In Sarawak, the collision between plantation expansion, logging concessions, and native customary land rights has produced years of legal battles that exhaust the very communities they most harm.

Malaysia’s National Policy on Biological Diversity 2016-2025 contains ambitious language about community participation and ecosystem-based management. But protected areas still fall short of the 30% coverage target set by the Kunming-Montreal Global Biodiversity Framework. Enforcement capacity remains chronically limited. Communities closest to the forests remain largely excluded from the institutions that determine how those forests are managed.

A Malaysian version of Rwanda’s model would mean recognising free, prior, and informed consent for indigenous communities in all decisions affecting their territories as a veto-bearing right. It would mean sharing revenues from tourism, carbon credits, and biodiversity financing with these communities; establishing co-management boards where indigenous representatives hold decision-making power; and formally recognising traditional ecological knowledge within environmental impact assessments just as engineering and technical reports are recognised.

None of this is radical or new. Studies show that indigenous-managed territories often have higher biodiversity, lower deforestation rates, and better long-term resilience than state-managed protected areas with equivalent legal status. Protecting ecosystems and empowering indigenous communities are not separate goals. They are the same strategy.

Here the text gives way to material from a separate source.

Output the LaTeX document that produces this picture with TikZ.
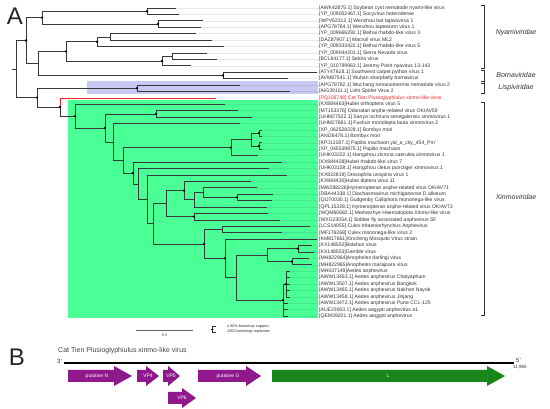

I left Rwanda carrying something I cannot quite name. It was not optimism exactly. The global biodiversity crisis is too severe for that. But it was a reminder that political will can exist. It can emerge even in places that have faced profound national trauma. Rwanda chose to build a conservation system rooted in partnership with local communities. That choice is now protecting one of the world’s most iconic species.

The silverback I sat with has a name: Mohuza, meaning “the comforter” in the Kinyarwandan language. The rangers know which family he leads, which infants were born this season, which rival males challenge his territory. He is known because someone decided he was worth knowing. Worth protecting. Worth building an entire system of care around.

Malaysia’s forests are full of creatures equally extraordinary, equally irreplaceable. They are equally tied to the health of this planet and to the wellbeing of the communities who live alongside them.

As I left the forest that day, I waved Mohuza farewell and thanked him.

The real question facing us is not whether Malaysia can afford to protect what remains. It is whether the country has finally understood that it cannot afford not to, and whether it is ready to work with the communities who have always known how.